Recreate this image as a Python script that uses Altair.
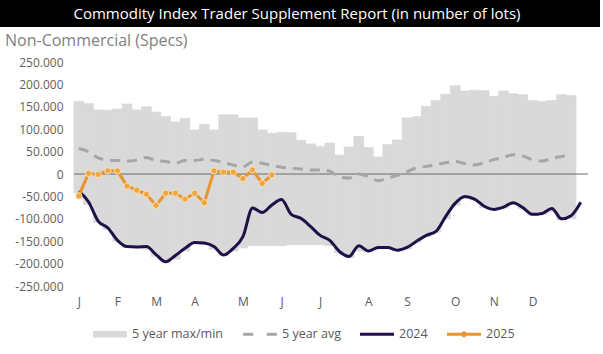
import altair as alt
import pandas as pd

FONT = "Open Sans"

# ---------------- data ----------------
weeks = list(range(1, 53))
max5 = [162000, 157000, 143000, 142000, 145000, 156000, 143000, 150000, 138000, 128000,
        116000, 124000, 98000, 111000, 98000, 132000, 132000, 125000, 125000, 98000,
        91000, 93000, 92000, 75000, 67000, 61000, 69000, 42000, 60000, 84000,
        59000, 38000, 66000, 76000, 125000, 128000, 151000, 164000, 178000, 197000,
        185000, 187000, 186000, 173000, 185000, 179000, 177000, 164000, 162000, 164000,
        177000, 175000]
min5 = [-42000, -68000, -108000, -124000, -150000, -164000, -165000, -168000, -184000, -198000,
        -190000, -172000, -156000, -158000, -168000, -182000, -172000, -165000, -160000, -160000,
        -160000, -160000, -158000, -158000, -158000, -158000, -160000, -176000, -186000, -172000,
        -174000, -167000, -166000, -172000, -167000, -152000, -140000, -130000, -100000, -70000,
        -53000, -58000, -75000, -80000, -76000, -68000, -77000, -92000, -90000, -84000,
        -102000, -100000]
avg5 = [57000, 50000, 36000, 31000, 30000, 29000, 31000, 37000, 30000, 28000,
        24000, 30000, 30000, 33000, 30000, 26000, 20000, 16000, 27000, 24000,
        19000, 15000, 13000, 11000, 9000, 9000, 6000, -7000, -9000, 0,
        -6000, -15000, -9000, -3000, 5000, 14000, 17000, 21000, 25000, 28000,
        23000, 20000, 25000, 32000, 37000, 43000, 40000, 32000, 29000, 35000,
        39000, 43000]

weeks_2024 = list(range(1, 54))
y2024 = [-38000, -62000, -105000, -120000, -148000, -162000, -163000, -162000, -180000, -196000,
         -182000, -166000, -153000, -154000, -162000, -181000, -166000, -140000, -76000, -86000,
         -69000, -57000, -90000, -99000, -117000, -137000, -148000, -173000, -184000, -160000,
         -172000, -164000, -164000, -170000, -164000, -150000, -137000, -128000, -95000, -65000,
         -50000, -56000, -72000, -79000, -74000, -64000, -75000, -90000, -88000, -77000,
         -100000, -93000, -63000]

weeks_2025 = list(range(1, 22))
y2025 = [-49000, 1500, -1000, 7000, 7000, -27000, -36000, -45000, -70000, -43000,
         -43000, -56000, -43000, -64000, 7000, 4000, 4000, -10000, 9000, -21000,
         -2000]

month_weeks = [1, 5, 9, 13, 18, 22, 26, 31, 35, 40, 44, 48]
month_labels = ["J", "F", "M", "A", "M", "J", "J", "A", "S", "O", "N", "D"]

series_names = ["5 year max/min", "5 year avg", "2024", "2025"]
series_colors = ["#d9d9d9", "#a6a6a6", "#1f1147", "#e8952a"]
series_shapes = [
    "M-1,-0.19H1V0.19H-1Z",
    "M-1,-0.09H-0.4V0.09H-1Z M0.4,-0.09H1V0.09H0.4Z",
    "M-1,-0.09H1V0.09H-1Z",
    "M-1,-0.09H1V0.09H-1Z M-0.17,0A0.17,0.17,0,1,1,0.17,0A0.17,0.17,0,1,1,-0.17,0Z",
]

title_text = "Commodity Index Trader Supplement Report (in number of lots)"
subtitle_text = "Non-Commercial (Specs)"

# ---------------- frames ----------------
df_range = pd.DataFrame({"week": weeks, "max": max5, "min": min5, "avg": avg5})
df_2024 = pd.DataFrame({"week": weeks_2024, "value": y2024})
df_2025 = pd.DataFrame({"week": weeks_2025, "value": y2025})
df_leg = pd.DataFrame({"week": [1], "value": [0], "series": ["2025"]})

W, H = 514, 224
X_DOMAIN = [0.5, 53.75]
Y_DOMAIN = [-250000, 250000]

label_expr = " : ".join(
    f"datum.value == {w} ? '{l}'" for w, l in zip(month_weeks, month_labels)
) + " : ''"

x_axis = alt.Axis(values=month_weeks, labelExpr=label_expr, title=None, grid=False,
                  domain=False, ticks=False, tickSize=0, labelPadding=10,
                  labelFont=FONT, labelFontSize=12, labelColor="#595959", labelAngle=0)
y_axis = alt.Axis(values=list(range(-250000, 250001, 50000)), title=None, grid=False,
                  domain=False, ticks=False, tickSize=0, labelPadding=11,
                  labelFont=FONT, labelFontSize=12, labelColor="#5f5f5f",
                  labelExpr="(datum.value < 0 ? '-' : '') + replace(format(abs(datum.value), ','), ',', '.')")

xs = alt.Scale(domain=X_DOMAIN, nice=False, zero=False)
ys = alt.Scale(domain=Y_DOMAIN, nice=False, zero=False)


def xq(field):
    return alt.X(field, type="quantitative", scale=xs, axis=x_axis)


def yq(field):
    return alt.Y(field, type="quantitative", scale=ys, axis=y_axis)


bars = alt.Chart(df_range).transform_calculate(
    x0="datum.week - 0.5", x1="datum.week + 0.5"
).mark_rect(color="#d9d9d9", stroke="#d9d9d9", strokeWidth=0.8).encode(
    x=xq("x0"),
    x2="x1:Q",
    y=yq("min"),
    y2="max:Q",
)

zero = alt.Chart(pd.DataFrame({"v": [0]})).mark_rule(color="#6b6b6b", strokeWidth=1).encode(
    y=yq("v")
)

avg_line = alt.Chart(df_range).mark_line(
    color="#a6a6a6", strokeWidth=3, strokeDash=[10, 7], interpolate="monotone"
).encode(x=xq("week"), y=yq("avg"))

line_2024 = alt.Chart(df_2024).mark_line(
    color="#1f1147", strokeWidth=3, interpolate="monotone"
).encode(x=xq("week"), y=yq("value"))

line_2025 = alt.Chart(df_2025).mark_line(color="#e8952a", strokeWidth=3).encode(
    x=xq("week"), y=yq("value")
)
pts_2025 = alt.Chart(df_2025).mark_point(
    filled=True, fill="#f0a540", stroke="#fbe3b8", strokeWidth=1, size=40, opacity=1
).encode(x=xq("week"), y=yq("value"))

leg = alt.Legend(title=None, orient="none", legendX=19, legendY=255, direction="horizontal",
                 symbolSize=1156, symbolStrokeWidth=0, labelFont=FONT, labelFontSize=12.5,
                 labelColor="#595959", labelOffset=5, columnPadding=19)
legend_layer = alt.Chart(df_leg).transform_filter("datum.week < 0").mark_point(
    filled=True, opacity=1
).encode(
    x=xq("week"), y=yq("value"),
    color=alt.Color("series:N", scale=alt.Scale(domain=series_names, range=series_colors), legend=leg),
    shape=alt.Shape("series:N", scale=alt.Scale(domain=series_names, range=series_shapes), legend=leg),
)

one = pd.DataFrame({"a": [0]})
banner = alt.Chart(one).mark_rect(color="black").encode(
    x=alt.value(-74), x2=alt.value(600 - 74), y=alt.value(-62), y2=alt.value(-35)
)
title = alt.Chart(one).mark_text(
    text=title_text, color="white", font=FONT, fontSize=15, align="center", baseline="middle"
).encode(x=alt.value(297 - 74), y=alt.value(-48))
subtitle = alt.Chart(one).mark_text(
    text=subtitle_text, color="#808080", font=FONT, fontSize=16, align="left", baseline="middle"
).encode(x=alt.value(5 - 74), y=alt.value(-21))

chart = alt.layer(
    bars, zero, avg_line, line_2024, line_2025, pts_2025, legend_layer, banner, title, subtitle
).properties(
    width=W, height=H,
    autosize=alt.AutoSizeParams(type="none"),
    padding={"left": 74, "top": 62, "right": 603 - 74 - W, "bottom": 354 - 62 - H},
    background="white",
).configure_view(stroke=None)

chart.save("out.html", embed_options={"renderer": "svg", "actions": False})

▶ SHORT TASK
Without the pictures, print the whole listing exactly as given.

▶ OUTPUT FOR THIS EXERCISE
Recreate this image as a Python script that uses Altair.
import altair as alt
import pandas as pd

FONT = "Open Sans"

# ---------------- data ----------------
weeks = list(range(1, 53))
max5 = [162000, 157000, 143000, 142000, 145000, 156000, 143000, 150000, 138000, 128000,
        116000, 124000, 98000, 111000, 98000, 132000, 132000, 125000, 125000, 98000,
        91000, 93000, 92000, 75000, 67000, 61000, 69000, 42000, 60000, 84000,
        59000, 38000, 66000, 76000, 125000, 128000, 151000, 164000, 178000, 197000,
        185000, 187000, 186000, 173000, 185000, 179000, 177000, 164000, 162000, 164000,
        177000, 175000]
min5 = [-42000, -68000, -108000, -124000, -150000, -164000, -165000, -168000, -184000, -198000,
        -190000, -172000, -156000, -158000, -168000, -182000, -172000, -165000, -160000, -160000,
        -160000, -160000, -158000, -158000, -158000, -158000, -160000, -176000, -186000, -172000,
        -174000, -167000, -166000, -172000, -167000, -152000, -140000, -130000, -100000, -70000,
        -53000, -58000, -75000, -80000, -76000, -68000, -77000, -92000, -90000, -84000,
        -102000, -100000]
avg5 = [57000, 50000, 36000, 31000, 30000, 29000, 31000, 37000, 30000, 28000,
        24000, 30000, 30000, 33000, 30000, 26000, 20000, 16000, 27000, 24000,
        19000, 15000, 13000, 11000, 9000, 9000, 6000, -7000, -9000, 0,
        -6000, -15000, -9000, -3000, 5000, 14000, 17000, 21000, 25000, 28000,
        23000, 20000, 25000, 32000, 37000, 43000, 40000, 32000, 29000, 35000,
        39000, 43000]

weeks_2024 = list(range(1, 54))
y2024 = [-38000, -62000, -105000, -120000, -148000, -162000, -163000, -162000, -180000, -196000,
         -182000, -166000, -153000, -154000, -162000, -181000, -166000, -140000, -76000, -86000,
         -69000, -57000, -90000, -99000, -117000, -137000, -148000, -173000, -184000, -160000,
         -172000, -164000, -164000, -170000, -164000, -150000, -137000, -128000, -95000, -65000,
         -50000, -56000, -72000, -79000, -74000, -64000, -75000, -90000, -88000, -77000,
         -100000, -93000, -63000]

weeks_2025 = list(range(1, 22))
y2025 = [-49000, 1500, -1000, 7000, 7000, -27000, -36000, -45000, -70000, -43000,
         -43000, -56000, -43000, -64000, 7000, 4000, 4000, -10000, 9000, -21000,
         -2000]

month_weeks = [1, 5, 9, 13, 18, 22, 26, 31, 35, 40, 44, 48]
month_labels = ["J", "F", "M", "A", "M", "J", "J", "A", "S", "O", "N", "D"]

series_names = ["5 year max/min", "5 year avg", "2024", "2025"]
series_colors = ["#d9d9d9", "#a6a6a6", "#1f1147", "#e8952a"]
series_shapes = [
    "M-1,-0.19H1V0.19H-1Z",
    "M-1,-0.09H-0.4V0.09H-1Z M0.4,-0.09H1V0.09H0.4Z",
    "M-1,-0.09H1V0.09H-1Z",
    "M-1,-0.09H1V0.09H-1Z M-0.17,0A0.17,0.17,0,1,1,0.17,0A0.17,0.17,0,1,1,-0.17,0Z",
]

title_text = "Commodity Index Trader Supplement Report (in number of lots)"
subtitle_text = "Non-Commercial (Specs)"

# ---------------- frames ----------------
df_range = pd.DataFrame({"week": weeks, "max": max5, "min": min5, "avg": avg5})
df_2024 = pd.DataFrame({"week": weeks_2024, "value": y2024})
df_2025 = pd.DataFrame({"week": weeks_2025, "value": y2025})
df_leg = pd.DataFrame({"week": [1], "value": [0], "series": ["2025"]})

W, H = 514, 224
X_DOMAIN = [0.5, 53.75]
Y_DOMAIN = [-250000, 250000]

label_expr = " : ".join(
    f"datum.value == {w} ? '{l}'" for w, l in zip(month_weeks, month_labels)
) + " : ''"

x_axis = alt.Axis(values=month_weeks, labelExpr=label_expr, title=None, grid=False,
                  domain=False, ticks=False, tickSize=0, labelPadding=10,
                  labelFont=FONT, labelFontSize=12, labelColor="#595959", labelAngle=0)
y_axis = alt.Axis(values=list(range(-250000, 250001, 50000)), title=None, grid=False,
                  domain=False, ticks=False, tickSize=0, labelPadding=11,
                  labelFont=FONT, labelFontSize=12, labelColor="#5f5f5f",
                  labelExpr="(datum.value < 0 ? '-' : '') + replace(format(abs(datum.value), ','), ',', '.')")

xs = alt.Scale(domain=X_DOMAIN, nice=False, zero=False)
ys = alt.Scale(domain=Y_DOMAIN, nice=False, zero=False)


def xq(field):
    return alt.X(field, type="quantitative", scale=xs, axis=x_axis)


def yq(field):
    return alt.Y(field, type="quantitative", scale=ys, axis=y_axis)


bars = alt.Chart(df_range).transform_calculate(
    x0="datum.week - 0.5", x1="datum.week + 0.5"
).mark_rect(color="#d9d9d9", stroke="#d9d9d9", strokeWidth=0.8).encode(
    x=xq("x0"),
    x2="x1:Q",
    y=yq("min"),
    y2="max:Q",
)

zero = alt.Chart(pd.DataFrame({"v": [0]})).mark_rule(color="#6b6b6b", strokeWidth=1).encode(
    y=yq("v")
)

avg_line = alt.Chart(df_range).mark_line(
    color="#a6a6a6", strokeWidth=3, strokeDash=[10, 7], interpolate="monotone"
).encode(x=xq("week"), y=yq("avg"))

line_2024 = alt.Chart(df_2024).mark_line(
    color="#1f1147", strokeWidth=3, interpolate="monotone"
).encode(x=xq("week"), y=yq("value"))

line_2025 = alt.Chart(df_2025).mark_line(color="#e8952a", strokeWidth=3).encode(
    x=xq("week"), y=yq("value")
)
pts_2025 = alt.Chart(df_2025).mark_point(
    filled=True, fill="#f0a540", stroke="#fbe3b8", strokeWidth=1, size=40, opacity=1
).encode(x=xq("week"), y=yq("value"))

leg = alt.Legend(title=None, orient="none", legendX=19, legendY=255, direction="horizontal",
                 symbolSize=1156, symbolStrokeWidth=0, labelFont=FONT, labelFontSize=12.5,
                 labelColor="#595959", labelOffset=5, columnPadding=19)
legend_layer = alt.Chart(df_leg).transform_filter("datum.week < 0").mark_point(
    filled=True, opacity=1
).encode(
    x=xq("week"), y=yq("value"),
    color=alt.Color("series:N", scale=alt.Scale(domain=series_names, range=series_colors), legend=leg),
    shape=alt.Shape("series:N", scale=alt.Scale(domain=series_names, range=series_shapes), legend=leg),
)

one = pd.DataFrame({"a": [0]})
banner = alt.Chart(one).mark_rect(color="black").encode(
    x=alt.value(-74), x2=alt.value(600 - 74), y=alt.value(-62), y2=alt.value(-35)
)
title = alt.Chart(one).mark_text(
    text=title_text, color="white", font=FONT, fontSize=15, align="center", baseline="middle"
).encode(x=alt.value(297 - 74), y=alt.value(-48))
subtitle = alt.Chart(one).mark_text(
    text=subtitle_text, color="#808080", font=FONT, fontSize=16, align="left", baseline="middle"
).encode(x=alt.value(5 - 74), y=alt.value(-21))

chart = alt.layer(
    bars, zero, avg_line, line_2024, line_2025, pts_2025, legend_layer, banner, title, subtitle
).properties(
    width=W, height=H,
    autosize=alt.AutoSizeParams(type="none"),
    padding={"left": 74, "top": 62, "right": 603 - 74 - W, "bottom": 354 - 62 - H},
    background="white",
).configure_view(stroke=None)

chart.save("out.html", embed_options={"renderer": "svg", "actions": False})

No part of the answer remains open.